Called Unto Holiness: Singing Our Song

On Thursday evening this week, at the Ordination Service of the 98th Annual Assembly of the Kansas City District, we will sing the song that is sung every year, at every ordination service, on every district. At the start of the second verse of Holiness unto the Lord (also called Called Unto Holiness), the ordinands will be led into the sanctuary.

Called Unto Holiness may be the song most familiar to our global church. If the Church of the Nazarene has been given its own special song to sing, it’s this one.

In the loud and noisy din of denominations, parachurch ministries, ecumenical affiliations, and independent, interdenominational, and nondenominational churches, we have a unique and important melody to contribute.

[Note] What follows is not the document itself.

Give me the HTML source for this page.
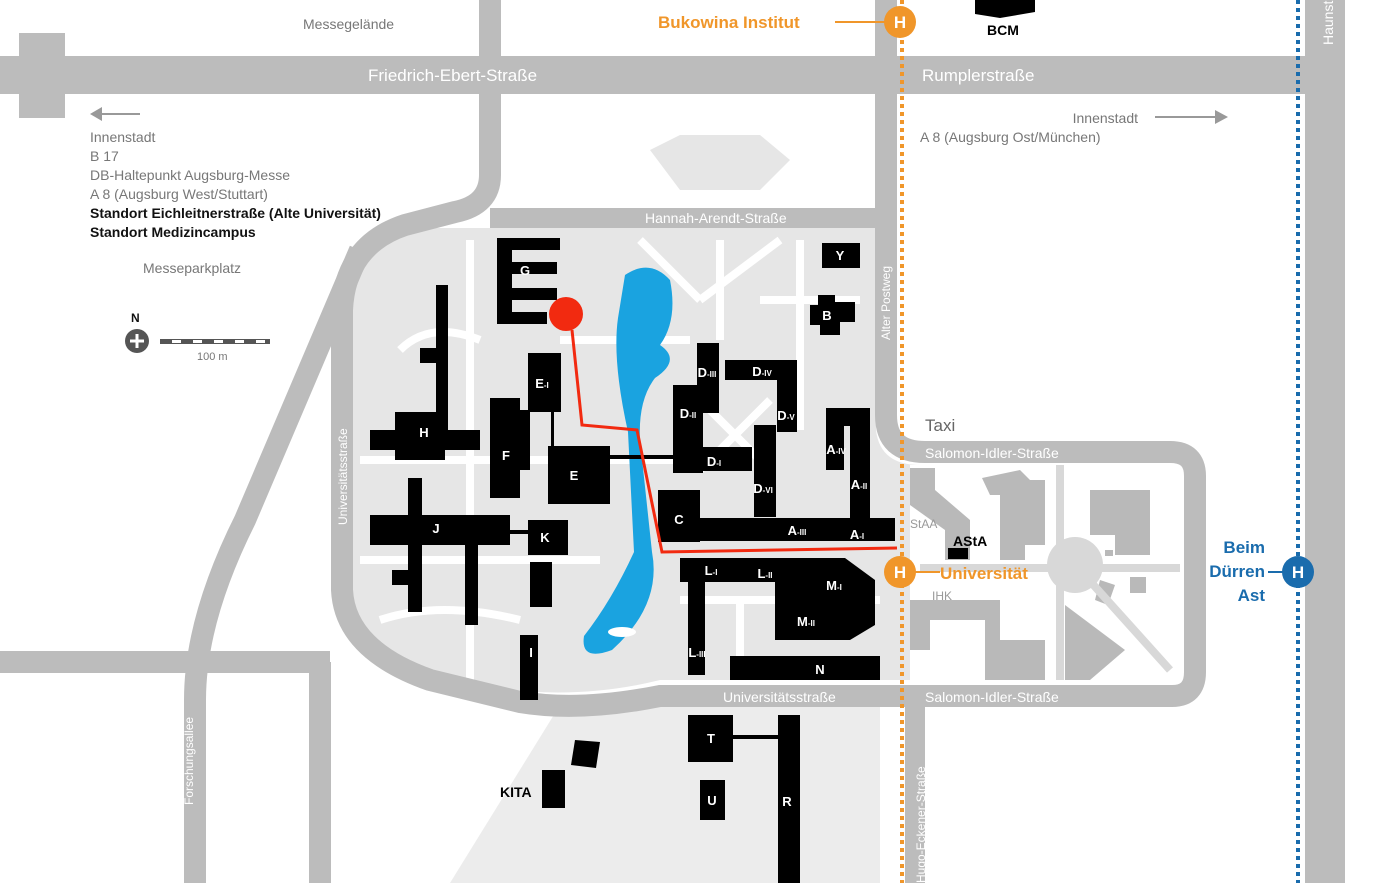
<!DOCTYPE html>
<html><head><meta charset="utf-8"><style>
html,body{margin:0;padding:0;background:#fff;}
svg{display:block;font-family:"Liberation Sans",sans-serif;}
</style></head><body>
<svg width="1386" height="883" viewBox="0 0 1386 883" xmlns="http://www.w3.org/2000/svg">
<rect width="1386" height="883" fill="#fff"/>
<!-- campus interior -->
<path d="M490,228 L876,228 L876,430 Q880,465 920,465 L1180,465 L1180,680 L660,680 Q560,705 450,680 Q345,650 345,580 L345,310 Q350,250 420,228 Z" fill="#e6e6e6"/>
<path d="M910,465 L1180,465 L1180,680 L910,680 Z" fill="#fff"/>
<!-- south campus area -->
<path d="M560,705 L880,705 L880,883 L450,883 Z" fill="#ececec"/>
<!-- white paths inside campus -->
<g stroke="#fff" stroke-width="8" fill="none">
<path d="M360,460 L700,460"/><path d="M360,560 L600,560"/><path d="M470,240 L470,680"/>
<path d="M720,240 L720,340 M800,240 L800,430 M560,340 L690,340"/>
<path d="M700,300 L640,240 M700,300 L780,240 M760,300 L860,300"/>
<path d="M700,400 L770,470 M770,400 L700,470"/>
<path d="M680,600 L880,600 M740,600 L740,660"/>
<path d="M380,620 Q440,600 520,620 M400,350 Q430,320 480,340"/>
</g>
<path d="M650,150 L680,135 L760,135 L790,160 L760,190 L680,190 Z" fill="#e6e6e6"/>
<!-- right campus gray buildings -->
<g fill="#b9b9b9">
<path d="M910,468 L935,468 L935,490 L970,520 L970,560 L945,560 L945,530 L910,505 Z"/>
<path d="M982,478 L1020,470 L1030,480 L1045,480 L1045,545 L1025,545 L1025,560 L1000,560 L1000,495 L990,495 Z"/>
<path d="M1090,490 L1150,490 L1150,555 L1115,555 L1115,535 L1090,535 Z"/>
<path d="M910,600 L1000,600 L1000,640 L1045,640 L1045,680 L985,680 L985,620 L930,620 L930,650 L910,650 Z"/>
<path d="M1065,605 L1125,650 L1090,680 L1065,680 Z"/>
<path d="M1100,580 L1115,585 L1108,605 L1095,600 Z"/>
<rect x="1130" y="577" width="16" height="16"/>
<rect x="1105" y="550" width="8" height="6"/>
</g>
<circle cx="1075" cy="565" r="28" fill="#d8d8d8"/>
<g stroke="#d8d8d8" stroke-width="8"><path d="M1060,465 L1060,680 M920,568 L1180,568 M1080,570 L1170,670"/></g>
<!-- roads -->
<g fill="none" stroke="#bcbcbc" stroke-linecap="butt">
<path d="M0,75 L1305,75" stroke-width="38"/>
<path d="M42,33 L42,118" stroke-width="46"/>
<path d="M490,0 L490,175 Q490,205 455,212 L405,225 Q345,245 342,310 L342,590 Q345,650 430,680 L520,702 Q580,712 660,696 L1172,696 Q1195,696 1195,672 L1195,476 Q1195,452 1170,452 L925,452 Q886,452 886,415 L886,0" stroke-width="22"/>
<path d="M490,218 L886,218" stroke-width="20"/>
<path d="M360,250 L245,520 Q195,620 195,700 L195,883" stroke-width="22"/>
<path d="M0,662 L330,662 M320,662 L320,883" stroke-width="22"/>
<path d="M1325,0 L1325,883" stroke-width="40"/>
<path d="M915,700 L915,883" stroke-width="20"/>
</g>
<!-- lake -->
<path d="M625,275 Q650,258 670,280 Q678,320 660,345 Q682,360 655,378 Q638,400 640,440 L652,552 Q662,605 612,650 Q580,662 584,636 Q612,600 634,552 L628,432 Q612,360 618,318 Z" fill="#1aa3e0"/>
<ellipse cx="622" cy="632" rx="14" ry="5" fill="#fff"/>
<!-- buildings -->
<g fill="#000">
<rect x="497" y="238" width="63" height="12"/><rect x="497" y="238" width="15" height="84"/><rect x="497" y="262" width="60" height="12"/><rect x="497" y="288" width="60" height="12"/><rect x="497" y="312" width="50" height="12"/>
<rect x="436" y="285" width="12" height="160"/><rect x="420" y="348" width="20" height="15"/>
<rect x="370" y="430" width="110" height="20"/><rect x="395" y="412" width="50" height="48"/>
<rect x="490" y="398" width="30" height="100"/><rect x="520" y="410" width="10" height="60"/>
<rect x="528" y="353" width="33" height="59"/><rect x="551" y="410" width="3" height="40"/>
<rect x="548" y="446" width="62" height="58"/><rect x="610" y="455" width="65" height="4"/>
<rect x="408" y="478" width="14" height="134"/><rect x="370" y="515" width="140" height="30"/><rect x="465" y="545" width="13" height="80"/><rect x="392" y="570" width="20" height="15"/>
<rect x="528" y="520" width="40" height="35"/><rect x="505" y="530" width="25" height="4"/>
<rect x="530" y="562" width="22" height="45"/>
<rect x="520" y="635" width="18" height="65"/>
<rect x="697" y="343" width="22" height="70"/><rect x="725" y="360" width="72" height="20"/><rect x="777" y="360" width="20" height="72"/>
<rect x="673" y="385" width="30" height="88"/><rect x="700" y="447" width="52" height="24"/><rect x="754" y="425" width="22" height="92"/>
<rect x="658" y="490" width="42" height="52"/><rect x="670" y="518" width="225" height="23"/>
<rect x="826" y="408" width="44" height="18"/><rect x="826" y="408" width="18" height="62"/><rect x="850" y="408" width="20" height="110"/>
<rect x="680" y="558" width="100" height="24"/><rect x="688" y="580" width="17" height="95"/>
<path d="M775,558 L845,558 L875,580 L875,625 L850,640 L775,640 Z"/>
<rect x="730" y="656" width="150" height="24"/>
<rect x="822" y="243" width="38" height="25"/>
<path d="M818,295 L835,295 L835,302 L855,302 L855,322 L840,322 L840,335 L820,335 L820,325 L810,325 L810,305 L818,305 Z"/>
<rect x="688" y="715" width="45" height="47"/><rect x="733" y="735" width="50" height="4"/>
<rect x="778" y="715" width="22" height="168"/>
<rect x="700" y="780" width="25" height="40"/>
<rect x="542" y="770" width="23" height="38"/><path d="M575,740 L600,742 L596,768 L571,765 Z"/>
<path d="M975,0 L1035,0 L1035,12 L1000,18 L975,14 Z"/>
<rect x="948" y="548" width="20" height="11"/>
</g>
<!-- building labels -->
<g fill="#fff" font-size="13" font-weight="bold" text-anchor="middle">
<text x="525" y="275">G</text><text x="424" y="437">H</text><text x="506" y="460">F</text><text x="542" y="388">E<tspan font-size="8">-I</tspan></text>
<text x="574" y="480">E</text><text x="436" y="533">J</text><text x="545" y="542">K</text><text x="531" y="657">I</text>
<text x="707" y="377">D<tspan font-size="8">-III</tspan></text><text x="762" y="376">D<tspan font-size="8">-IV</tspan></text>
<text x="688" y="418">D<tspan font-size="8">-II</tspan></text><text x="786" y="420">D<tspan font-size="8">-V</tspan></text>
<text x="714" y="466">D<tspan font-size="8">-I</tspan></text><text x="763" y="493">D<tspan font-size="8">-VI</tspan></text>
<text x="679" y="524">C</text><text x="797" y="535">A<tspan font-size="8">-III</tspan></text><text x="857" y="539">A<tspan font-size="8">-I</tspan></text>
<text x="836" y="454">A<tspan font-size="8">-IV</tspan></text><text x="859" y="489">A<tspan font-size="8">-II</tspan></text>
<text x="711" y="575">L<tspan font-size="8">-I</tspan></text><text x="765" y="578">L<tspan font-size="8">-II</tspan></text>
<text x="834" y="590">M<tspan font-size="8">-I</tspan></text><text x="806" y="626">M<tspan font-size="8">-II</tspan></text>
<text x="697" y="657">L<tspan font-size="8">-III</tspan></text><text x="820" y="674">N</text>
<text x="840" y="260">Y</text><text x="827" y="320">B</text><text x="711" y="743">T</text><text x="712" y="805">U</text><text x="787" y="806">R</text>
</g>
<!-- dotted lines -->
<path d="M902,0 L902,883" stroke="#f0962a" stroke-width="4" stroke-dasharray="4,4"/>
<path d="M1298,0 L1298,883" stroke="#1a6cad" stroke-width="4" stroke-dasharray="4,4"/>
<!-- route -->
<polyline points="572,330 582,425 637,430 662,552 897,548" fill="none" stroke="#f22a10" stroke-width="3"/>
<circle cx="566" cy="314" r="17" fill="#f22a10"/>
<!-- stops -->
<g font-weight="bold" font-size="17" text-anchor="middle" fill="#fff">
<line x1="835" y1="22" x2="885" y2="22" stroke="#f0962a" stroke-width="2"/>
<circle cx="900" cy="22" r="16" fill="#f0962a"/><text x="900" y="28">H</text>
<line x1="915" y1="572" x2="940" y2="572" stroke="#f0962a" stroke-width="2"/>
<circle cx="900" cy="572" r="16" fill="#f0962a"/><text x="900" y="578">H</text>
<line x1="1268" y1="572" x2="1285" y2="572" stroke="#1a6cad" stroke-width="2"/>
<circle cx="1298" cy="572" r="16" fill="#1a6cad"/><text x="1298" y="578">H</text>
</g>
<g font-weight="bold" font-size="17">
<text x="658" y="28" fill="#f0962a">Bukowina Institut</text>
<text x="940" y="579" fill="#f0962a">Universität</text>
<text x="1265" y="553" fill="#1a6cad" text-anchor="end">Beim</text>
<text x="1265" y="577" fill="#1a6cad" text-anchor="end">Dürren</text>
<text x="1265" y="601" fill="#1a6cad" text-anchor="end">Ast</text>
</g>
<!-- street labels -->
<g fill="#fff" font-size="15">
<text x="368" y="81" font-size="17">Friedrich-Ebert-Straße</text>
<text x="922" y="81" font-size="17">Rumplerstraße</text>
<text x="645" y="223" font-size="14">Hannah-Arendt-Straße</text>
<text x="925" y="458" font-size="14">Salomon-Idler-Straße</text>
<text x="925" y="702" font-size="14">Salomon-Idler-Straße</text>
<text x="723" y="702" font-size="14">Universitätsstraße</text>
<text x="890" y="340" font-size="12" transform="rotate(-90 890 340)">Alter Postweg</text>
<text x="347" y="525" font-size="12" transform="rotate(-90 347 525)">Universitätsstraße</text>
<text x="193" y="805" font-size="12" transform="rotate(-90 193 805)">Forschungsallee</text>
<text x="925" y="883" font-size="12" transform="rotate(-90 925 883)">Hugo-Eckener-Straße</text>
<text x="1333" y="45" font-size="14" transform="rotate(-90 1333 45)">Haunstetter</text>
</g>
<g fill="#999" font-size="12">
<text x="910" y="528">StAA</text><text x="932" y="600">IHK</text>
</g>
<text x="925" y="431" font-size="17" fill="#666">Taxi</text>
<text x="953" y="546" font-size="14" font-weight="bold">AStA</text>
<text x="987" y="35" font-size="14" font-weight="bold">BCM</text>
<text x="500" y="797" font-size="14" font-weight="bold">KITA</text>
<!-- left info -->
<g fill="#777" font-size="14">
<text x="303" y="29">Messegelände</text>
<text x="90" y="142">Innenstadt</text>
<text x="90" y="161">B 17</text>
<text x="90" y="180">DB-Haltepunkt Augsburg-Messe</text>
<text x="90" y="199">A 8 (Augsburg West/Stuttart)</text>
<text x="143" y="273">Messeparkplatz</text>
<text x="1138" y="123" text-anchor="end">Innenstadt</text>
<text x="920" y="142">A 8 (Augsburg Ost/München)</text>
<text x="197" y="360" font-size="11">100 m</text>
</g>
<g fill="#111" font-size="14" font-weight="bold">
<text x="90" y="218">Standort Eichleitnerstraße (Alte Universität)</text>
<text x="90" y="237">Standort Medizincampus</text>
<text x="131" y="322" font-size="12">N</text>
</g>
<g stroke="#999" stroke-width="2" fill="#999">
<line x1="100" y1="114" x2="140" y2="114"/><path d="M90,114 L102,107 L102,121 Z" stroke="none"/>
<line x1="1155" y1="117" x2="1217" y2="117"/><path d="M1228,117 L1215,110 L1215,124 Z" stroke="none"/>
</g>
<circle cx="137" cy="341" r="12" fill="#555"/>
<path d="M137,334 L137,348 M130,341 L144,341" stroke="#fff" stroke-width="3"/>
<rect x="160" y="339" width="110" height="5" fill="#555"/>
<g fill="#fff"><rect x="172" y="340" width="9" height="3"/><rect x="193" y="340" width="9" height="3"/><rect x="214" y="340" width="9" height="3"/><rect x="235" y="340" width="9" height="3"/><rect x="256" y="340" width="9" height="3"/></g>
</svg>
</body></html>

Our refrain is about redemption, entire sanctification, perfect love, and heart purity. The verses of our song refer to our fallen nature and broken souls, of the power of God’s transforming grace, and of God’s offer to change hearts, cleanse from all sin, and empower for service. Singing this song is the reason for our existence. 

We sing with our lives, as well as our voices. When our words, actions, and attitudes bring a smile of pleasure to the face of God, we are singing our song at its best.

God has given us a song to sing – a song that is as beautiful as a pure heart and as lyrical as the Psalms and the Beatitudes. Though this particular song sounds more like a march, it invites us to the dance of grace. God has given us a song to sing – a song of scriptural holiness that invites a world crippled by sin to embrace healing, transforming grace.

As together we sing the song on Thursday evening, many of us will experience a catch in our voice as we remember our own ordination – the vows we took, the confirmation and affirmation we received, the blessings we experience.

May God continue to find us eager to sound forth the grace notes of heart holiness.

We have a song to sing. Let’s sing it loud. Let’s sing it long.